5 of 6 people found the following review helpful
on January 25, 2005
I wasn't sure what I would find when I chose this book. But Dr. Ahmed's thoughts on creating her identity and the societal forces that crafted her upbringing are astounding. Her tale of defining herself as a woman, an Egyptian, an Arab, a Muslim, and an American resonated very deeply with me.....
2 of 2 people found the following review helpful
on September 2, 2010
I really appreciated Leila Ahmed's thoughtful and informative book, "A Border Passage: From Cairo to America--A Woman's Journey". She grew up a Muslim, in Cairo.
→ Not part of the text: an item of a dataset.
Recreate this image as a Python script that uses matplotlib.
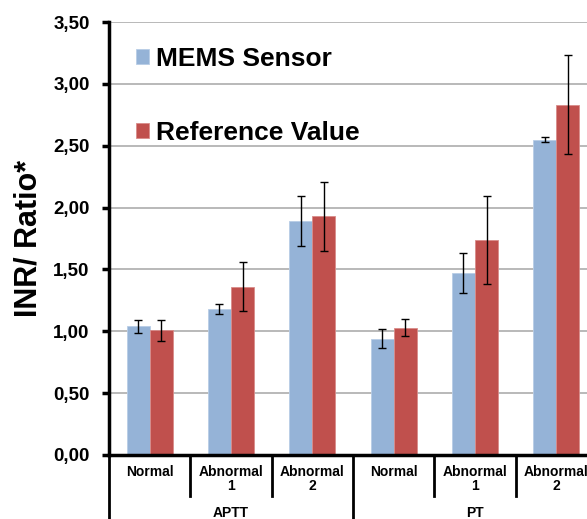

Her maternal grandparents were quite wealthy, but when Nasser came to power, most of their wealth was snatched away. Leila tells of her idyllic childhood in Cairo, then her schooling in England. She eventually went on to teach in the UAE and the US. Towards the end of her book, she addressed what it was to be both a Muslim and a feminist. Here is where I could only read a few paragraphs at a time, as I would have to put the book down so I could ruminate over what she had written. It wasn't that it was hard to comprehend, it's just that I wanted to savor the ideas. This is what a good book does. I was enchanted by this book because the first 4/5 were memoirs, and the last 1/5 was a philosophical dissection. Very sweet book. I have recommended it in a chat room as a "must read" book.
2 of 2 people found the following review helpful
on January 21, 2012
I thought reading this book fits the times, particularly with all the uprisings in Egypt and the Middle-East. Leila tackles a very difficult topic - the Egyptian identity, which is more complex than usually thought, with the commonly assigned "Arab" identity. She expresses her views on feminism and Islam very clearly.
There are a lot of awkwardly-worded long sentences in the book, but I was more moved by how she so clearly recounted her life, through Egypt, Europe, the Gulf, then to America. It's impressive (and very difficult) to revisit events in one's past life, evaluate and write about them honestly, and still be cognizant of the follies of mind and memory.